If we talk about turmoil, Trump is now second, and no one dares to claim the first position. Previously, using reciprocal tariffs almost brought U.S. Treasury bonds to collapse. Last week, Trump mentioned considering replacing the Federal Reserve Chairman, which raises questions about the Fed's independence, further damaging investors' confidence in the U.S. economy. Hedge funds aggressively sold dollars against almost all currencies, causing the dollar index to plummet by more than 100 points, briefly falling below the 98 mark.

It can be seen that the dollar index has already fallen by nearly 10% this year. In contrast, the yen has appreciated by 10% against the dollar, the euro by 11%, and the pound by nearly 7%. However, the offshore yuan has not appreciated against the dollar, meaning that the yuan has depreciated synchronously against the euro and yen.

Previously, some institutions calculated that due to the narrative of 'American exceptionalism' over the past years, the bull market in dollar assets attracted funds to overweight dollar assets by 20%, meaning the dollar is overvalued by 20%. If 'American exceptionalism' is broken, or even switches to 'American skepticism', the dollar's decline could be beyond imagination.

The key is that Trump seems to enjoy dancing on a minefield. The tariffs haven't been successfully implemented, and now he wants to remove Federal Reserve Chairman Powell. If the Fed loses its independence, Trump could lower interest rates at will, which would intensify market skepticism about the U.S. economy and the dollar.

The result of the dollar's plunge is a surge in gold, with spot gold increasing by 2%, reaching a record $3,393.1. Besides gold, Bitcoin also suddenly surged nearly $2,000, breaking the $87,000 mark. This may be due to gold rising too high, prompting some funds to shift towards Bitcoin out of fear of high prices.

For Trump, a weakening dollar seems to be a good thing, as his demand is for a weak dollar, which benefits exports. However, under high tariffs, a weakening dollar may exacerbate the burden on residents.

For other countries, a weakening dollar is catastrophic. As mentioned, the euro has appreciated by more than 10% this year, but the European economy is actually much worse than the U.S. Now that the euro has appreciated, export pressure increases. The same reasoning applies to other countries.

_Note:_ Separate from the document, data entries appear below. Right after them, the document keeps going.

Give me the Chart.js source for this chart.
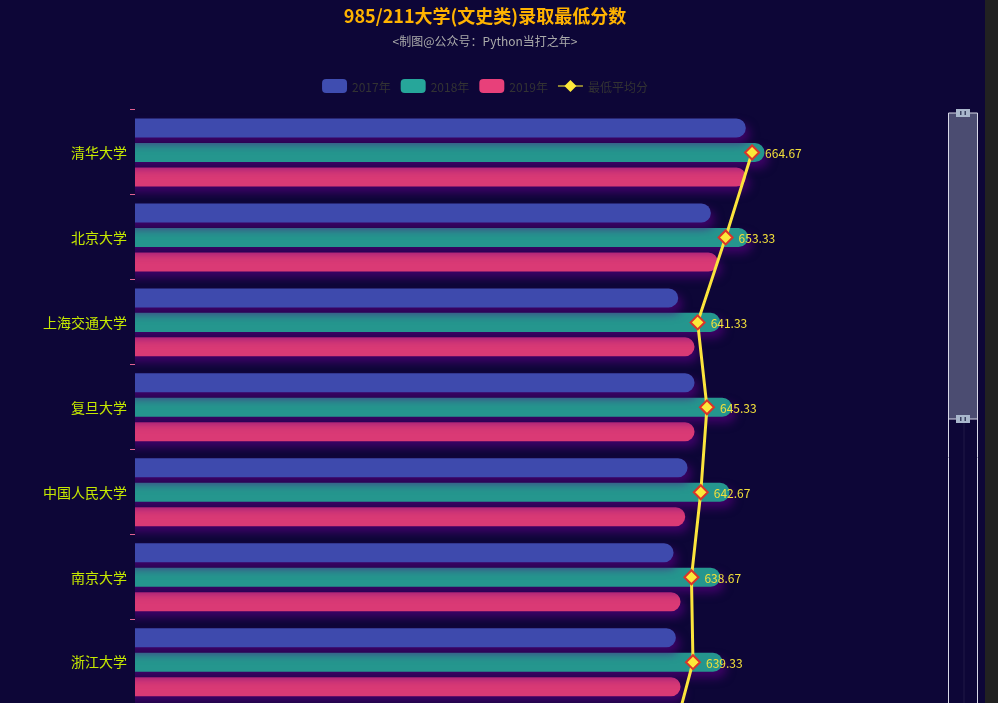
<!DOCTYPE html>
<html><head><meta charset="utf-8">
<script src="https://cdn.jsdelivr.net/npm/chart.js@4.4.0/dist/chart.umd.min.js"></script>
<style>
html,body{margin:0;padding:0;background:#0d0637;overflow:hidden;width:998px;height:703px;}
#wrap{position:absolute;left:0;top:0;width:985px;height:801px;}
#strip{position:absolute;left:985px;top:0;width:13px;height:703px;background:#212121;}
</style></head><body>
<div id="wrap"><canvas id="c" width="985" height="801"></canvas></div><div id="strip"></div>
<script>
const universities = ['清华大学','北京大学','上海交通大学','复旦大学','中国人民大学','南京大学','浙江大学','武汉大学'];
const scores2017 = [662, 647, 633, 640, 637, 631, 632, 620];
const scores2018 = [670, 663, 651, 656, 655, 651, 652, 642];
const scores2019 = [662, 650, 640, 640, 636, 634, 634, 627];
const avgScores  = [664.67, 653.33, 641.33, 645.33, 642.67, 638.67, 639.33, 629.67];
const seriesNames = ['2017年','2018年','2019年','最低平均分'];
const titleText = '985/211大学(文史类)录取最低分数';
const subtitleText = '<制图@公众号：Python当打之年>';

const FONT = '"Noto Sans CJK SC","Noto Sans",sans-serif';
const barColors = ['#3e4aad', '#25968e', '#da3a75'];
const legendColors = ['#3f4db0', '#26a69a', '#e8407a'];

function barDs(label, data, color){
  return {label, data, backgroundColor:color, borderRadius:10, borderSkipped:'start',
    categoryPercentage:0.865, barPercentage:0.776, order:1};
}

const shadowPlugin = {
  id:'shadow',
  beforeDatasetDraw(chart, args){
    if (args.meta.type === 'bar'){
      const c = chart.ctx; c.save();
      c.shadowColor = 'rgba(90,0,130,0.65)';
      c.shadowBlur = 10; c.shadowOffsetX = 4; c.shadowOffsetY = 6;
    }
  },
  afterDatasetDraw(chart, args){
    if (args.meta.type === 'bar') chart.ctx.restore();
  }
};

const labelPlugin = {
  id:'labels',
  afterDatasetsDraw(chart){
    const c = chart.ctx;
    c.save();
    c.textBaseline = 'middle';
    chart.data.datasets.forEach((ds, i) => {
      const meta = chart.getDatasetMeta(i);
      meta.data.forEach((el, j) => {
        if (meta.type === 'bar'){
          const p = el.getProps(['x','y','base'], true);
          c.font = '13px ' + FONT; c.fillStyle = '#f2f2f2'; c.textAlign = 'center';
          c.fillText(String(ds.data[j]), (p.x + p.base)/2, p.y + 1);
        } else {
          const p = el.getProps(['x','y'], true);
          c.font = '12px ' + FONT; c.fillStyle = '#f3e03a'; c.textAlign = 'left';
          c.fillText(ds.data[j].toFixed(2), p.x + 13, p.y + 1);
        }
      });
    });
    c.restore();
  }
};

const decorPlugin = {
  id:'decor',
  afterDraw(chart){
    const c = chart.ctx;
    c.save();
    const cx = 485;
    c.textAlign = 'center'; c.textBaseline = 'middle';
    c.font = 'bold 18px ' + FONT; c.fillStyle = '#ffb300';
    c.fillText(titleText, cx, 16);
    c.font = '12px ' + FONT; c.fillStyle = '#aaaaaa';
    c.fillText(subtitleText, cx, 41);
    // legend
    c.font = '12px ' + FONT;
    const iconW = 25, gapT = 5, gapI = 10;
    const widths = seriesNames.map(n => iconW + gapT + c.measureText(n).width);
    const total = widths.reduce((a,b)=>a+b,0) + gapI*(widths.length-1);
    let x = cx - total/2; const ly = 86;
    seriesNames.forEach((n, i) => {
      if (i < 3){
        c.fillStyle = legendColors[i];
        c.beginPath(); c.roundRect(x, ly-7, iconW, 14, 4); c.fill();
      } else {
        c.strokeStyle = '#8c8132'; c.lineWidth = 2;
        c.beginPath(); c.moveTo(x, ly); c.lineTo(x+iconW, ly); c.stroke();
        c.fillStyle = '#fde93a';
        c.beginPath(); c.moveTo(x+iconW/2-6, ly); c.lineTo(x+iconW/2, ly-6);
        c.lineTo(x+iconW/2+6, ly); c.lineTo(x+iconW/2, ly+6); c.closePath(); c.fill();
      }
      c.fillStyle = '#333333'; c.textAlign = 'left';
      c.fillText(n, x + iconW + gapT, ly + 1);
      x += widths[i] + gapI;
    });
    // dataZoom slider
    const zl = 948.5, zr = 977.5, zt = 113, zb = 419;
    c.fillStyle = '#4b4c71';
    c.fillRect(zl, zt, zr-zl, zb-zt);
    c.fillStyle = 'rgba(255,255,255,0.04)';
    c.fillRect(963, zb, 2, 800);
    c.strokeStyle = '#d8d8e8'; c.lineWidth = 1;
    c.beginPath();
    c.moveTo(zl, zt); c.lineTo(zl, 810);
    c.moveTo(zr, zt); c.lineTo(zr, 810);
    c.moveTo(zl, zt); c.lineTo(zr, zt);
    c.moveTo(zl, zb); c.lineTo(zr, zb);
    c.stroke();
    [zt, zb].forEach(hy => {
      c.fillStyle = '#a9b7cc';
      c.fillRect(956, hy-4, 14, 8);
      c.fillStyle = '#3b4261';
      c.fillRect(960, hy-2, 1.5, 4);
      c.fillRect(964.5, hy-2, 1.5, 4);
    });
    c.restore();
  }
};

new Chart(document.getElementById('c'), {
  type:'bar',
  data:{
    labels: universities,
    datasets:[
      barDs(seriesNames[0], scores2017, barColors[0]),
      barDs(seriesNames[1], scores2018, barColors[1]),
      barDs(seriesNames[2], scores2019, barColors[2]),
      {type:'line', label:seriesNames[3], data:avgScores, borderColor:'#fbe43c', borderWidth:3,
       pointStyle:'rectRot', pointRadius:7, pointHoverRadius:7, pointBackgroundColor:'#fde93a',
       pointBorderColor:'#d9342b', pointBorderWidth:2, tension:0, order:0, fill:false}
    ]
  },
  options:{
    indexAxis:'y', responsive:false, animation:false, devicePixelRatio:1,
    layout:{padding:{top:110, right:34, left:0, bottom:0}},
    plugins:{legend:{display:false}, tooltip:{enabled:false}, title:{display:false}},
    scales:{
      x:{display:false, min:400, max:750},
      y:{
        afterFit(s){ s.width = 135; },
        grid:{drawOnChartArea:false, drawTicks:true, tickLength:5, tickColor:'#e0608f', offset:true},
        border:{display:false},
        ticks:{color:'#c6e800', font:{size:14, family:FONT}, padding:3}
      }
    }
  },
  plugins:[shadowPlugin, labelPlugin, decorPlugin]
});
</script>
</body></html>
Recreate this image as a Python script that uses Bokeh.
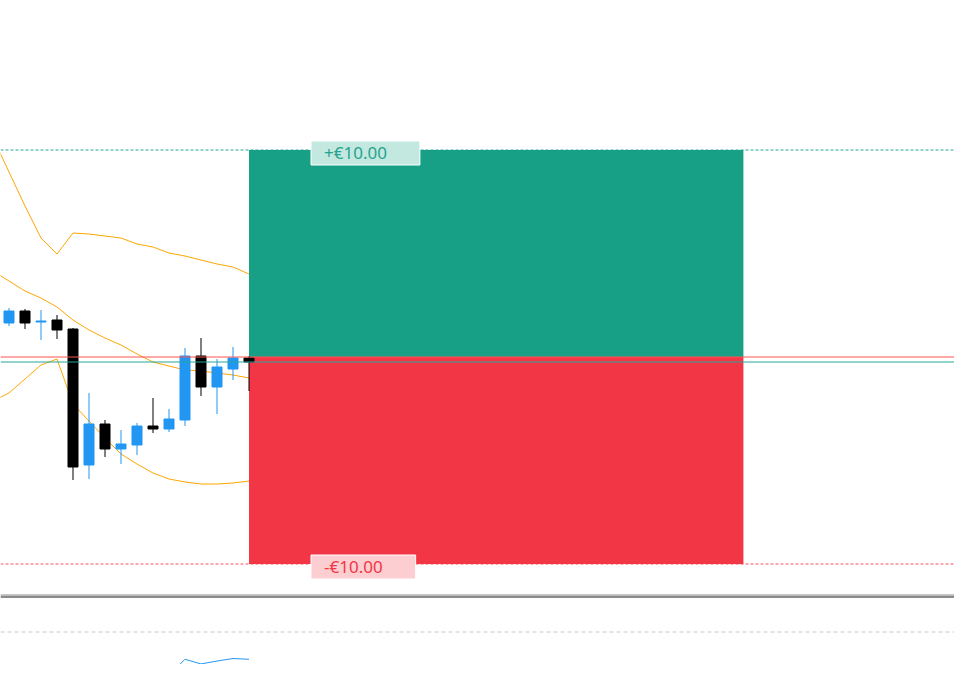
from bokeh.plotting import figure
from bokeh.models import Range1d, Span, Label, ColumnDataSource
from bokeh.layouts import column
from bokeh.embed import file_html
from bokeh.resources import INLINE

# ---------------- data ----------------
bar_index = list(range(16))
opens  = [1.08534, 1.08546, 1.08535, 1.08537, 1.08528, 1.08392, 1.08433, 1.08408,
          1.08412, 1.08431, 1.08428, 1.08437, 1.08501, 1.08470, 1.08488, 1.08499]
highs  = [1.08549, 1.08548, 1.08547, 1.08542, 1.08529, 1.08464, 1.08437, 1.08427,
          1.08434, 1.08459, 1.08448, 1.08509, 1.08519, 1.08498, 1.08510, 1.08501]
lows   = [1.08531, 1.08528, 1.08517, 1.08518, 1.08377, 1.08378, 1.08400, 1.08393,
          1.08402, 1.08424, 1.08425, 1.08431, 1.08461, 1.08443, 1.08477, 1.08466]
closes = [1.08546, 1.08534, 1.08536, 1.08527, 1.08390, 1.08433, 1.08408, 1.08413,
          1.08431, 1.08428, 1.08438, 1.08501, 1.08470, 1.08490, 1.08499, 1.08495]

# indicator series start one bar earlier (bar -1 is just off the left edge)
ind_index = list(range(-1, 16))
bb_upper = [1.08719, 1.08685, 1.08651, 1.08619, 1.08603, 1.08624, 1.08623, 1.08621, 1.08619,
            1.08613, 1.08610, 1.08604, 1.08601, 1.08597, 1.08593, 1.08590, 1.08583]
bb_middle = [1.08586, 1.08576, 1.08566, 1.08559, 1.08550, 1.08537, 1.08527, 1.08519, 1.08512,
             1.08503, 1.08495, 1.08491, 1.08487, 1.08486, 1.08484, 1.08482, 1.08479]
bb_lower = [1.08456, 1.08464, 1.08478, 1.08492, 1.08498, 1.08453, 1.08436, 1.08419, 1.08403,
            1.08393, 1.08384, 1.08378, 1.08375, 1.08373, 1.08373, 1.08374, 1.08376]

rsi = [32.9, 36.0, 34.0, 34.0, 31.7, 22.3, 29.1, 23.2, 27.4,
       30.9, 31.7, 33.1, 46.8, 42.8, 45.3, 47.4, 46.8]
rsi_levels = [70, 30]

entry_price = 1.08500
target_price = 1.08707
stop_price = 1.08293
last_price = 1.08495
position_start = 15
position_end = 45.9
profit_text = "+€10.00"
loss_text = "-€10.00"

# ---------------- styles ----------------
UP = "#2196f3"
DOWN = "#000000"
TEAL_BOX = "#17a086"
RED_BOX = "#f23645"
BAND = "#ffa500"
FONT = "Noto Sans"

W = 954
BAR_PX = 16.0
half = 0.5 / BAR_PX
x_start = -0.5 - half
x_rng = Range1d(x_start, x_start + W / BAR_PX)


def bare(height, y_range):
    f = figure(width=W, height=height, x_range=x_rng, y_range=y_range,
               output_backend="svg", toolbar_location=None,
               x_axis_location=None, y_axis_location=None,
               min_border=0, outline_line_color=None)
    f.grid.visible = False
    f.background_fill_color = "white"
    f.border_fill_color = "white"
    return f


p = bare(594, Range1d(1.082625, 1.088565))

# position boxes
p.quad(left=[position_start], right=[position_end], bottom=[entry_price], top=[target_price],
       fill_color=TEAL_BOX, line_color=None)
p.quad(left=[position_start], right=[position_end], bottom=[stop_price], top=[entry_price],
       fill_color=RED_BOX, line_color=None)

# target/stop dashed lines
p.add_layout(Span(location=target_price, dimension="width", line_color="#26a69a",
                  line_width=1, line_dash="3 2", level="underlay"))
p.add_layout(Span(location=stop_price, dimension="width", line_color="#f7525f",
                  line_width=1, line_dash="3 2", level="underlay"))

# bollinger bands
for band in (bb_upper, bb_middle, bb_lower):
    p.line(ind_index, band, line_color=BAND, line_width=1)

# candles
colors = [UP if c >= o else DOWN for o, c in zip(opens, closes)]
src = ColumnDataSource(dict(
    x=bar_index, high=highs, low=lows,
    top=[max(o, c) for o, c in zip(opens, closes)],
    bottom=[min(o, c) for o, c in zip(opens, closes)],
    color=colors))
p.segment(x0="x", y0="low", x1="x", y1="high", line_color="color", line_width=1, source=src)
p.vbar(x="x", width=0.625, top="top", bottom="bottom", fill_color="color",
       line_color="color", line_width=1, source=src)

# price lines
p.add_layout(Span(location=entry_price, dimension="width", line_color="#ff5252", line_width=1))
p.add_layout(Span(location=last_price, dimension="width", line_color="#26a69a", line_width=1))

# labels
label_x = 18.875
p.add_layout(Label(x=label_x, y=target_price, y_offset=-3, text=profit_text,
                   text_font=FONT, text_font_size="17px", text_color="#26a38f",
                   text_align="left", text_baseline="middle",
                   background_fill_color="#c3e8df", border_line_color="white",
                   padding=dict(left=13, right=33, top=0, bottom=1)))
p.add_layout(Label(x=label_x, y=stop_price, y_offset=-3, text=loss_text,
                   text_font=FONT, text_font_size="17px", text_color="#f23645",
                   text_align="left", text_baseline="middle",
                   background_fill_color="#fccdd1", border_line_color="white",
                   padding=dict(left=13, right=33, top=0, bottom=1)))

# indicator pane (its top 3 px rows hold the pane separator)
IND_H = 70
PX_PER_UNIT = 1.175
ind_top_val = 70 + 37.5 / PX_PER_UNIT
ind_bot_val = ind_top_val - IND_H / PX_PER_UNIT
q = bare(IND_H, Range1d(ind_bot_val, ind_top_val))


def row_center(r):
    # value at the centre of pixel row r of the indicator pane
    return ind_top_val - (r + 0.5) / PX_PER_UNIT


for r, col in ((0, "#1e1e1e"), (1, "#e6e6e6"), (2, "#1e1e1e")):
    q.add_layout(Span(location=row_center(r), dimension="width", line_color=col,
                      line_width=1))
for lvl in rsi_levels:
    q.add_layout(Span(location=lvl, dimension="width", line_color="#c8c8c8",
                      line_width=1, line_dash="4 3", level="underlay"))
q.line(ind_index, rsi, line_color=UP, line_width=1)

layout = column(p, q, spacing=0)
open("out.html", "w").write(file_html(layout, INLINE))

Here lies a possibility: if the dollar continues to weaken, other countries may resort to interest rate cuts and monetary easing to competitively devalue their currencies in order to ease export pressures, leading to unimaginable impacts on the global economy. The experience from the 1930s Great Depression indicates that when major economies fall into a 'beggar-thy-neighbor' devaluation cycle, global trade volumes will spiral downwards.